Nuvem de Desconhecimento – Capítulo 47



Um ligeiro ensinamento desta obra sobre a pureza do coração, declarando como é que uma alma elevará o seu desejo a Deus duma maneira, e vós, pelo contrário, duma outra maneira aos seres humanos.
  1. Procura não teres surpresa nenhuma porque eu falei assim infantilmente e como que loucamente e abandonando a natural discrição, porque eu o fiz devido a certas razões, e a isso eu me senti levado, depois de muitos dias, me parece, por ti agora e igualmente por alguns outros dos meus amigos particulares em Deus, que da mesma forma sentem assim, pensam assim e falam assim.

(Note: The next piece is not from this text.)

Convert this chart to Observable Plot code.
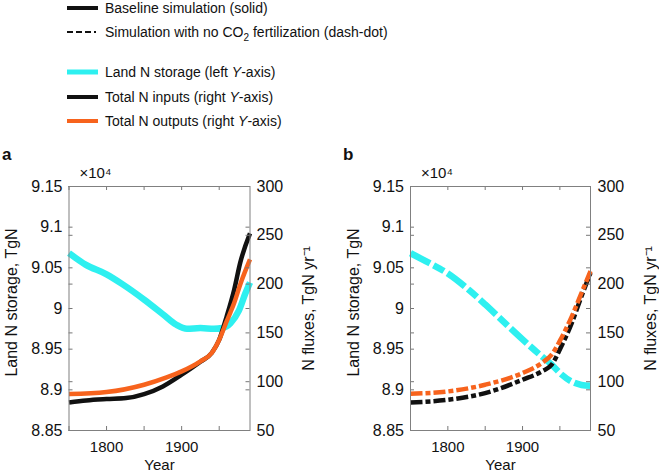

  2. E eis uma das razões porque é que eu te disse e pedi para esconderes de Deus o teu desejo. É porque eu creio que ele chegará mais claramente ao Seu conhecimento, para teu proveito e para a realização do teu voto, com essa ocultação acima dita, do que por alguma demonstração que eu penso que tu possas fazer prova e dar. Depois, uma outra razão é que eu queria, com uma demonstração igualmente oculta, te tirar fora das brutalidades grosseiras do sentimento corporal para te levar à pureza e à profundidade do sentimento espiritual; e assim, por conseguinte e por fim, te ajudar a atar o nó espiritual do amor ardente entre ti e o teu Deus, na união espiritual e na conformidade da vontade.
  3. Isso, tu o conheces perfeitamente: que Deus é um Espírito; e a qualquer um que chegue a estar unido com Ele, acontecerá que será na verdadeira realidade e na profundidade do espírito, longe de todas as aparências ou imaginações corporais. A coisa segura, é que todas as coisas são conhecidas por Deus e que nada pode ser escondido do Seu conhecimento, quer as coisas corporais quer as coisas espirituais. Mas uma coisa tanto mais Lhe é manifestamente mostrada e conhecida, quanto mais ela é escondida nas profundezas do espírito; visto que Ele é Espírito, ela lhe é muito mais aberta do que qualquer outra coisa que de outra forma esteja misturada e enterrada em qualquer elemento corporal qual quer que ele seja. Porque todas as coisas corporais estão mais afastadas de Deus, segundo o curso natural das coisas, do que a coisa espiritual qualquer que ela seja. Por essa razão, acontece que enquanto o nosso desejo permanecer misturado com qualquer matéria corporal – como acontece quando nós nos tendemos com todo o nosso esforço de espírito e de corpo – acontece igualmente que ele está mais longe de Deus, e muito mais longe do que se ele viesse, devido a mais devoção e a mais inclinação, até à sobriedade, à pureza e à profundidade do espírito.
  4. E aqui tu podes ver e compreender qualquer coisa, em parte, da razão porque eu te pedi infantilmente que cobrisses e escondesses de Deus o movimento do teu desejo. Mas então, eu não te pedi para o esconderes todo completamente, o que seria pedir uma coisa louca e completamente impossível e seria o pedido de um louco. O que eu te peço, é que faças em ti esse movimento de o esconderes. E porque te pedi eu? Seguramente porque eu queria que tu o gerasses na profundeza do teu espírito, longe de toda a rudeza e grosseria de qualquer mistura corporal, a qual o faria muito menos espiritual, e muito mais afastado de Deus; mais ainda porque eu sei e conheço perfeitamente que quanto mais o teu espírito tem de espiritualidade, menos também ele tem de corporal, e portanto mais próximo ele está de Deus, mais ele Lhe agrada e mais claramente pode ele ser visto por Ele. Não que o Seu olhar possa alguma vez ser mais claro sobre uma coisa do que sobre uma outra, nem em um momento mais do que em um outro, porque Ele é eternamente imutável; mas porque tu Lhe comprazes mais assim na profundidade e pureza do espírito, porque Ele é um Espírito.
  5. E ainda uma outra razão porque eu te disse para fazeres em ti com que Ele não conheça o teu desejo, é que tu, e eu próprio e todos tal como nós somos, nós somos muito capazes de compreender e conceber corporalmente uma coisa que é dita espiritualmente, por forma a que talvez, se eu te tivesse pedido para mostrares e manifestares o movimento do teu coração a Deus, talvez tivesses tu querido Lhe dar uma demonstração corporal, quer em gesto ou em voz ou em palavra ou em qualquer outra expressão corporal grosseira, assim como acontece quando tu queres mostrar a um outro ser humano uma coisa que está escondida no teu coração; e assim a tua obra teria sido impura. Porque, é de uma maneira que uma coisa deve ser mostrada a um ser humano; e de uma outra maneira, a Deus.